Tartarin of Tarascon (Tartarin de Tarascon) is an 1872 novel written by the French author Alphonse Daudet.

==Synopsis==
The Provençal town of Tarascon is so enthusiastic about hunting that no game lives anywhere near it, and its inhabitants resort to telling hunting stories and throwing their own caps in the air to shoot at them. Tartarin, a plump middle-aged man, is the chief "cap-hunter", but following his enthusiastic reaction to seeing an Atlas lion in a travelling menagerie, the over-imaginative town understands him to be planning a hunting expedition to Algeria.

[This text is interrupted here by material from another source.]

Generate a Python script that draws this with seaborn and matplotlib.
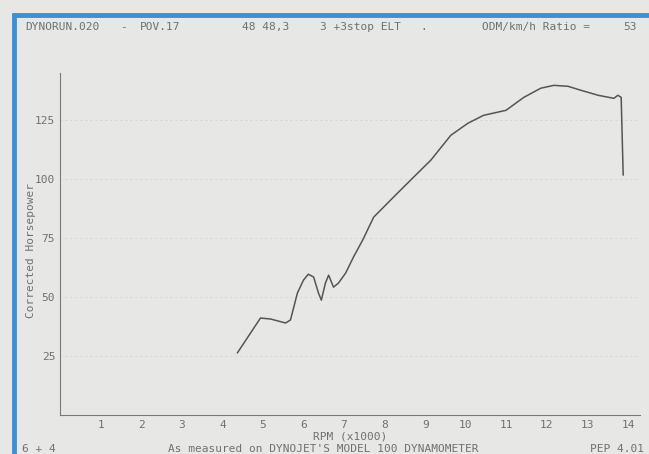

So as not to lose face, Tartarin is forced to go, after gathering an absurd mass of equipment and weapons. On the boat from Marseille to Algiers, he hooks up with a conman posing as a Montenegrin prince who takes advantage of him in multiple ways. Tartarin's gullibility causes him a number of misadventures until he returns home penniless but covered in glory after shooting a tame, blind lion.

A sequel Tartarin sur les Alpes appeared in 1885, followed by Port-Tarascon in 1890.

==Legacy==
Since 1985, a small museum in the town of Tarascon-sur-Rhône is dedicated to the fictional character Tartarin. A festival is held in Tarascon every year on the last Sunday of June to remember Tartarin and the unrelated Tarasque.

==Film, TV or theatrical adaptations==

Tartarin de Tarascon has been adapted into cinematic form three times, in 1908, 1934, and 1962, with each work being titled after its point of reference. The earliest cinematic version was a short, filmed in 1908 by the pioneering magician-cum-director, Georges Méliès.

The second effort was the 1934 film, which was directed by Frenchman Raymond Bernard and starred Raimu in the role of Tartarin, as well as Sinoël, Fernand Charpin, and Charles Camus in other principal roles.

The 1962 film was directed by Francis Blanche and Raoul André, and starred Francis Blanche, Alfred Adam, Jacqueline Maillan, Bourvil, Robert Porte.

Belgian composer Arthur Meulemans (1884 -1966) created the "Ouverture voor Tartarin de Tarascon" for orchestra in 1955.